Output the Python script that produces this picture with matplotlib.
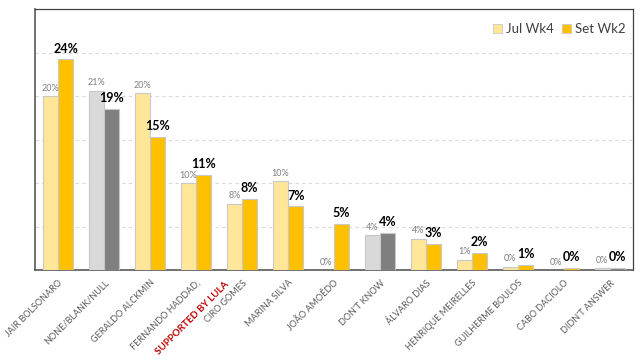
import matplotlib
matplotlib.use("Agg")
import matplotlib.pyplot as plt
import numpy as np
from matplotlib.patches import Patch

plt.rcParams['font.family'] = ['Lato', 'DejaVu Sans']

categories = ["JAIR BOLSONARO", "NONE/BLANK/NULL", "GERALDO ALCKMIN", "FERNANDO HADDAD,",
              "CIRO GOMES", "MARINA SILVA", "JOÃO AMOÊDO", "DON'T KNOW", "ÁLVARO DIAS",
              "HENRIQUE MEIRELLES", "GUILHERME BOULOS", "CABO DACIOLO", "DIDN'T ANSWER"]
haddad_note = "SUPPORTED BY LULA"
series_names = ["Jul Wk4", "Set Wk2"]
jul_values = [20.0, 20.6, 20.3, 10.0, 7.6, 10.2, 0.0, 4.0, 3.6, 1.2, 0.35, 0.0, 0.2]
set_values = [24.2, 18.5, 15.3, 10.9, 8.2, 7.3, 5.3, 4.3, 3.0, 2.0, 0.57, 0.2, 0.2]
jul_labels = ["20%", "21%", "20%", "10%", "8%", "10%", "0%", "4%", "4%", "1%", "0%", "0%", "0%"]
set_labels = ["24%", "19%", "15%", "11%", "8%", "7%", "5%", "4%", "3%", "2%", "1%", "0%", "0%"]
gray_groups = [1, 7, 12]

fig = plt.figure(figsize=(6.4, 3.61), dpi=100)
ax = fig.add_axes([35/640, 1-270/361, (633-35)/640, (270-9)/361])

x = np.arange(len(categories))
w = 0.333
jul_colors = ['#D9D9D9' if i in gray_groups else '#FFE699' for i in x]
set_colors = ['#7F7F7F' if i in gray_groups else '#FFC000' for i in x]

ax.bar(x - w/2, jul_values, w, color=jul_colors, edgecolor='#C8C8C8', linewidth=0.8, zorder=3)
ax.bar(x + w/2, set_values, w, color=set_colors, edgecolor='#C8C8C8', linewidth=0.8, zorder=3)

for i in x:
    ax.annotate(jul_labels[i], (i - w/2, jul_values[i]), xytext=(0, 2.5), textcoords='offset points',
                ha='center', va='bottom', fontsize=6.5, color='#7F7F7F')
    ax.annotate(set_labels[i], (i + w/2, set_values[i]), xytext=(0, 3.5), textcoords='offset points',
                ha='center', va='bottom', fontsize=9, color='black', fontweight='bold')

ax.set_xlim(-0.5, len(categories) - 0.5)
ax.set_ylim(0, 30)
ax.set_yticks([5, 10, 15, 20, 25])
ax.set_yticklabels([])
ax.tick_params(axis='y', length=0)
ax.yaxis.grid(True, linestyle=(0, (3, 3)), color='#D9D9D9', linewidth=0.8, zorder=0)

ax.set_xticks(x)
ax.set_xticklabels(categories, rotation=45, ha='right', va='top', rotation_mode='anchor',
                   fontsize=6.5, color='#595959')
ax.tick_params(axis='x', length=0, pad=6)

ax.annotate(haddad_note, (3, 0), xycoords=ax.get_xaxis_transform(), xytext=(20.2, -7.3),
            textcoords='offset points', rotation=45, ha='right', va='top', rotation_mode='anchor',
            fontsize=7, color='#C00000', fontweight='bold', annotation_clip=False)

for s in ['top', 'right']:
    ax.spines[s].set_color('#404040')
    ax.spines[s].set_linewidth(0.9)
for s in ['left', 'bottom']:
    ax.spines[s].set_color('#595959')
    ax.spines[s].set_linewidth(1.2)

handles = [Patch(facecolor='#FFE699', edgecolor='#C8C8C8', linewidth=0.6),
           Patch(facecolor='#FFC000', edgecolor='#C8C8C8', linewidth=0.6)]
ax.legend(handles, series_names, loc='upper right', ncol=2, frameon=False, fontsize=9.5,
          handlelength=0.7, handleheight=0.7, handletextpad=0.3, columnspacing=0.6,
          bbox_to_anchor=(1.008, 0.99), labelcolor='#404040')

fig.savefig("out.png", dpi=100)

★ ★ ★

EXERCISE DIRECTIONS: Pictures excluded, repeat exactly the lines from the top of the material through the line with "plt.rcParams['font.family'] = ['Lato', 'DejaVu", including both of those lines.

RIGHT ANSWER:
Output the Python script that produces this picture with matplotlib.
import matplotlib
matplotlib.use("Agg")
import matplotlib.pyplot as plt
import numpy as np
from matplotlib.patches import Patch

plt.rcParams['font.family'] = ['Lato', 'DejaVu Sans']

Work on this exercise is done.